The full architecture plan is documented in Keycloak Architecture Plan.
Benefits
- ACF users will not need to sign up for additional user account credentials, since their default ACF (PIV) credentials will be accepted by ACF AMS for authentication.
- Over the longer term, the costs for leveraging these authentication services may be shared with other ACF program offices who leverage these services.
- Decoupled IdP integration. Adding, replacing, or reconfiguring an identity provider is a Keycloak configuration change, not a Django code change. This directly addresses the adaptability concern raised by the NextGen XMS integration attempt.
- Simplified Django auth code. Replaces ~500 lines of hand-rolled OIDC code with library configuration plus a small authentication backend subclass.
- Credential isolation. The Login.gov RSA private key is stored only in the Keycloak container. Django never sees it.
- External tool authentication. Keycloak's support for standard OAuth2 grant types (Authorization Code + PKCE, Device Authorization) enables CLI tools, API testing tools (Postman), and CI/CD pipelines to authenticate without browser interaction — while still routing through Login.gov/AMS for user authentication.

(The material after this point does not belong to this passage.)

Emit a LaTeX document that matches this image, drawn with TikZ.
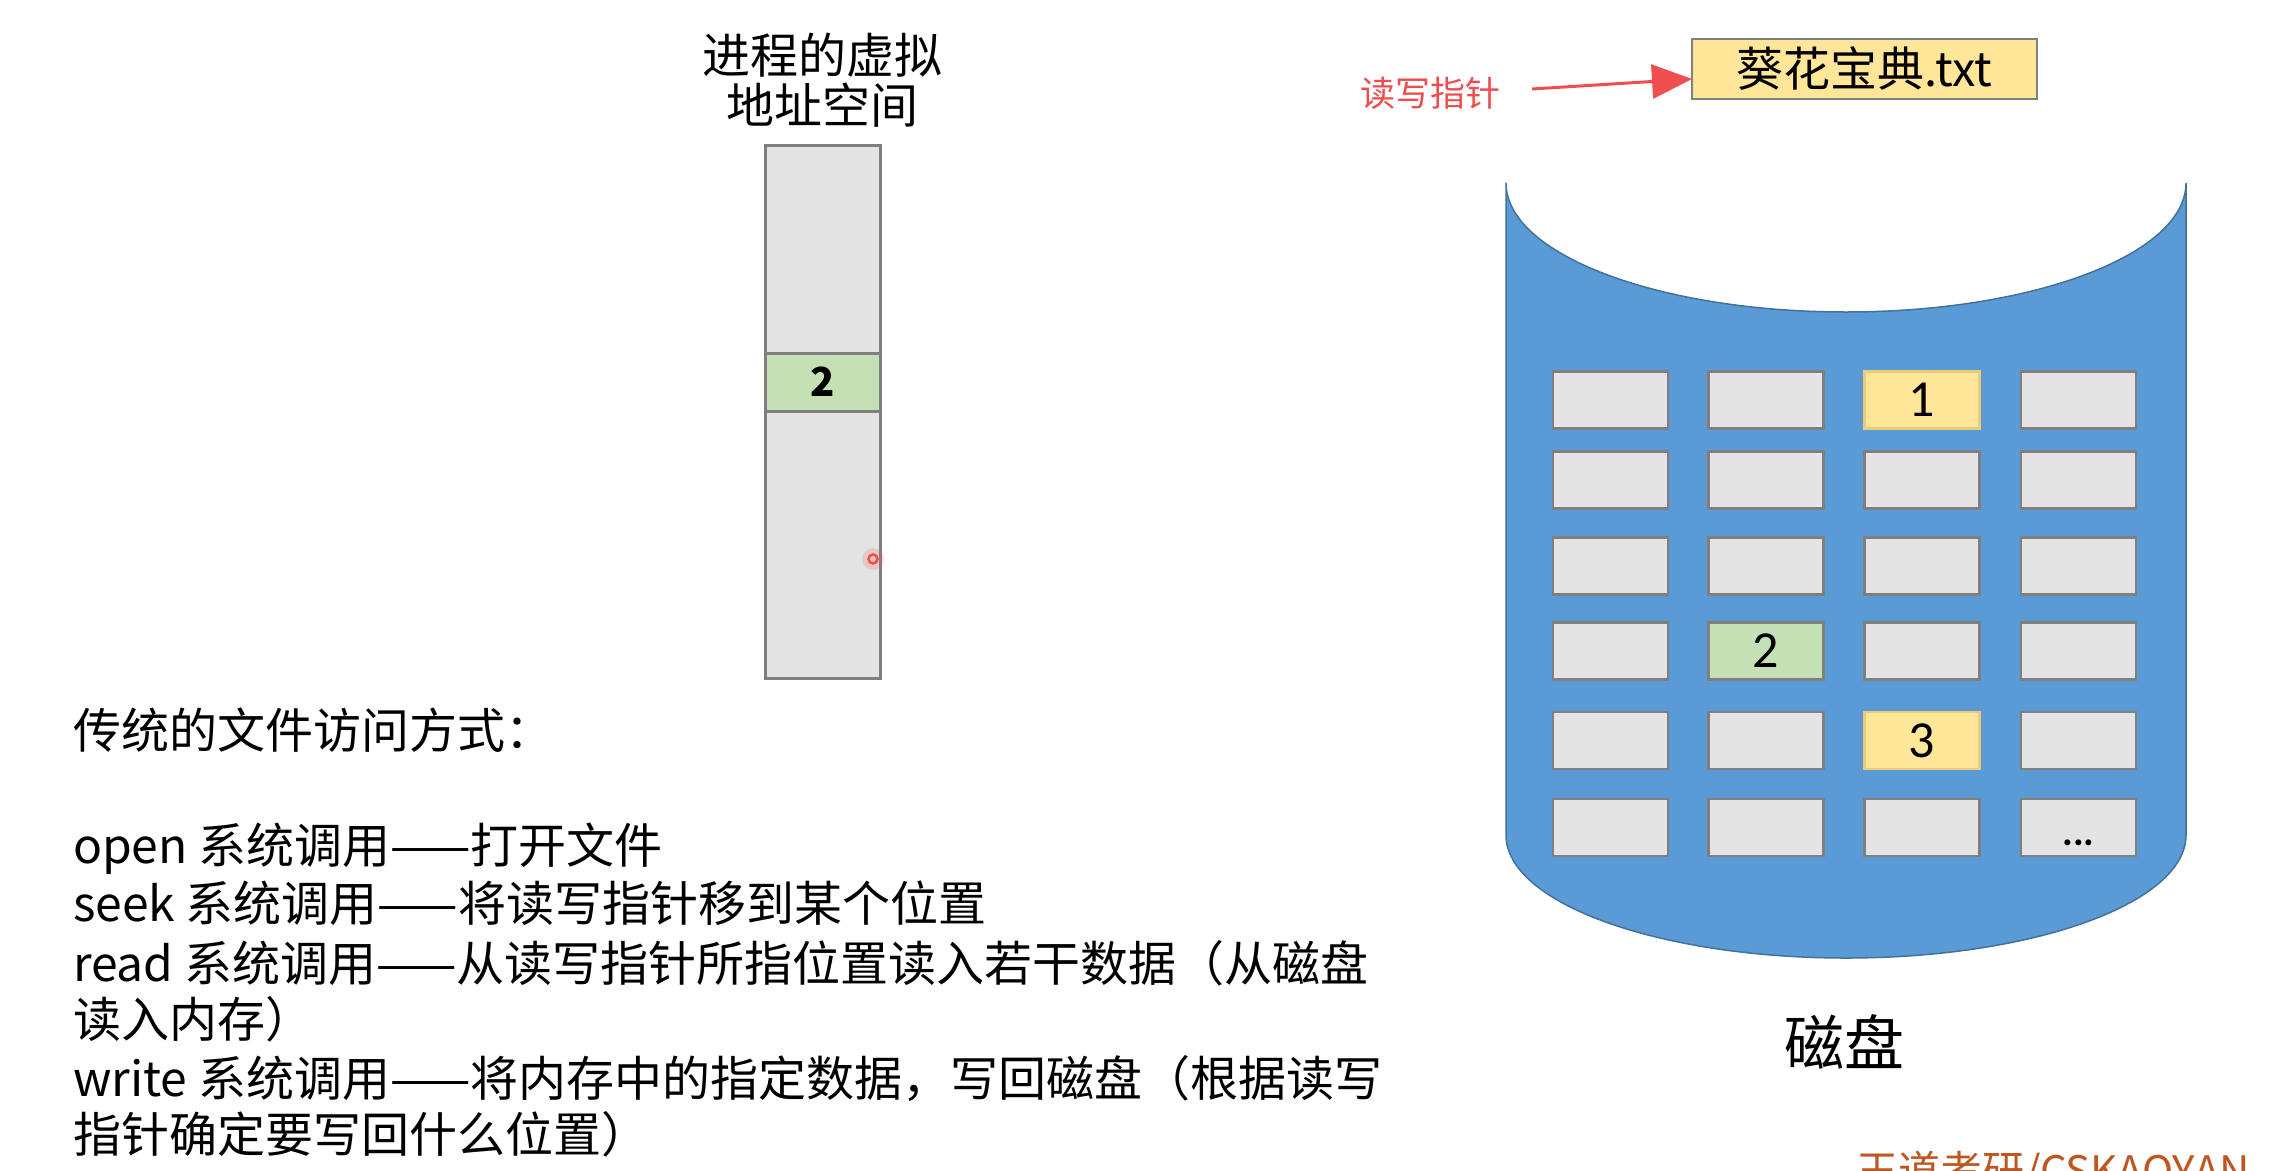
\documentclass[tikz,border=0pt]{standalone}
\usepackage{fontspec}
\newfontfamily\cjk{Noto Sans CJK SC}
\newfontfamily\calib{Carlito}
\usetikzlibrary{arrows.meta}
\definecolor{cellgray}{HTML}{E4E4E4}
\definecolor{cellline}{HTML}{7F7F7F}
\definecolor{cellgreen}{HTML}{C5E0B4}
\definecolor{cellyellow}{HTML}{FFE699}
\definecolor{yellowline}{HTML}{EBCB7A}
\definecolor{diskblue}{HTML}{5B9BD5}
\definecolor{diskline}{HTML}{41719C}
\definecolor{ptrred}{HTML}{F04E4E}
\definecolor{wmark}{HTML}{C0561F}
\begin{document}
\begin{tikzpicture}[x=1pt,y=-1pt,
  every node/.style={inner sep=0pt, outer sep=0pt},
  cell/.style={draw=cellline, fill=cellgray, line width=2.5pt, minimum width=115pt, minimum height=57pt, font=\calib\fontsize{52}{52}\selectfont},
  greencell/.style={cell, fill=cellgreen},
  yellowcell/.style={cell, fill=cellyellow, draw=yellowline},
  body/.style={anchor=base west, font=\cjk\fontsize{48}{55}\selectfont},
  title/.style={anchor=base, font=\cjk\fontsize{48}{55}\selectfont},
]
\useasboundingbox (0,0) rectangle (2277,1170);
\clip (0,0) rectangle (2277,1170);
\fill[white] (0,0) rectangle (2277,1170);

% process virtual address space
\node[title] (t1) at (822,73) {进程的虚拟};
\node[title] (t2) at (822,123) {地址空间};
\draw[draw=cellline, fill=cellgray, line width=3pt] (765,145) rectangle (880,678);
\node[draw=cellline, fill=cellgreen, line width=3pt, minimum width=115pt, minimum height=58pt,
      font=\cjk\fontsize{40}{40}\selectfont] (mem2) at (822.5,382) {\textbf{2}};
% pointer dot
\fill[ptrred, opacity=0.18] (873,559) circle[radius=11pt];
\draw[ptrred, line width=2.5pt] (873,559) circle[radius=4.5pt];

% text block
\node[body] (l0) at (73,748) {传统的文件访问方式：};
\node[body] (l1) at (73,863) {open 系统调用——打开文件};
\node[body] (l2) at (73,921) {seek 系统调用——将读写指针移到某个位置};
\node[body] (l3) at (73,981) {read 系统调用——从读写指针所指位置读入若干数据（从磁盘};
\node[body] (l4) at (73,1037) {读入内存）};
\node[body] (l5) at (73,1096) {write 系统调用——将内存中的指定数据，写回磁盘（根据读写};
\node[body] (l6) at (73,1152) {指针确定要写回什么位置）};

% file and pointer
\node[draw=cellline, fill=cellyellow, line width=2.5pt, minimum width=345pt, minimum height=60pt,
      font=\cjk\fontsize{47}{47}\selectfont] (file) at (1864.5,69) {葵花宝典.txt};
\node[font=\cjk\fontsize{35}{35}\selectfont, text=ptrred] (rp) at (1430,93) {读写指针};
\coordinate (ptrstart) at (1532,89);
\draw[ptrred, line width=3pt, -{Triangle[length=40pt,width=34pt]}] (ptrstart) -- ([yshift=-10pt]file.west);

% disk cylinder
\draw[fill=diskblue, draw=diskline, line width=1.5pt]
  (1506,183) -- (1506,835)
  arc[start angle=180, end angle=360, x radius=340pt, y radius=123pt]
  -- (2186,183)
  arc[start angle=0, end angle=-180, x radius=340pt, y radius=129pt]
  -- cycle;

% grid of blocks
\foreach \r/\yy in {1/400,2/480,3/566,4/651,5/740.5,6/827.5}{
  \foreach \c/\xx in {1/1610.5,2/1766,3/1922,4/2078.5}{
    \node[cell] (b\r\c) at (\xx,\yy) {};
  }
}
\node[yellowcell] (d1) at (1922,400) {1};
\node[greencell] (d2) at (1766,651) {2};
\node[yellowcell] (d3) at (1922,740.5) {3};
\node[font=\calib\bfseries\fontsize{40}{40}\selectfont, anchor=base] (dots) at (2078.5,845) {...};

\node[font=\cjk\fontsize{60}{60}\selectfont] (disk) at (1844,1042) {磁盘};

% watermark
\node[anchor=base west, font=\cjk\fontsize{42}{42}\selectfont, text=wmark] (wm) at (1856,1186) {王道考研/CSKAOYAN};
\end{tikzpicture}
\end{document}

- Centralized auth observability. Keycloak exposes Prometheus metrics for login attempts, token exchanges, and failures, providing a unified view of authentication health across all identity providers.
- Grafana SSO. The production Keycloak instance also manages SSO for the PLG observability stack (Grafana), eliminating the need for a separate auth mechanism for monitoring tools.
Risks
- The NextGen integration attempt uncovered questions about the extent to which our codebase can be easily adapted if ever it becomes necessary to consider alternative CSPs (e.g. ID.me).
- New infrastructure dependency. Keycloak becomes a single point of failure for new logins. Existing Django sessions are unaffected by a Keycloak outage, and Cloud Foundry auto-restarts crashed containers, but an extended outage blocks all new authentication. Scaling to 2+ instances is possible if needed.
- Operational overhead. Each environment requires a dedicated Keycloak instance with its own RDS database, deployment pipeline, monitoring, and upgrade lifecycle. Keycloak upgrades include automatic database migrations that are difficult to roll back.
- Production Keycloak dual role. The production Keycloak instance serves both TDP user authentication and Grafana/PLG SSO. An outage affects both, potentially losing monitoring access during an incident. Grafana basic auth can be re-enabled as an emergency fallback.
- Realm configuration drift. The declarative realm export (
realm-export.json) does not overwrite existing configuration on re-import. Runtime changes made via the admin console must be back-ported to the export file to avoid drift.
- The full Keycloak architecture plan, including infrastructure topology, deployment procedures, security considerations, production readiness checklist, and disaster recovery procedures, is maintained in keycloak-architecture-plan.md.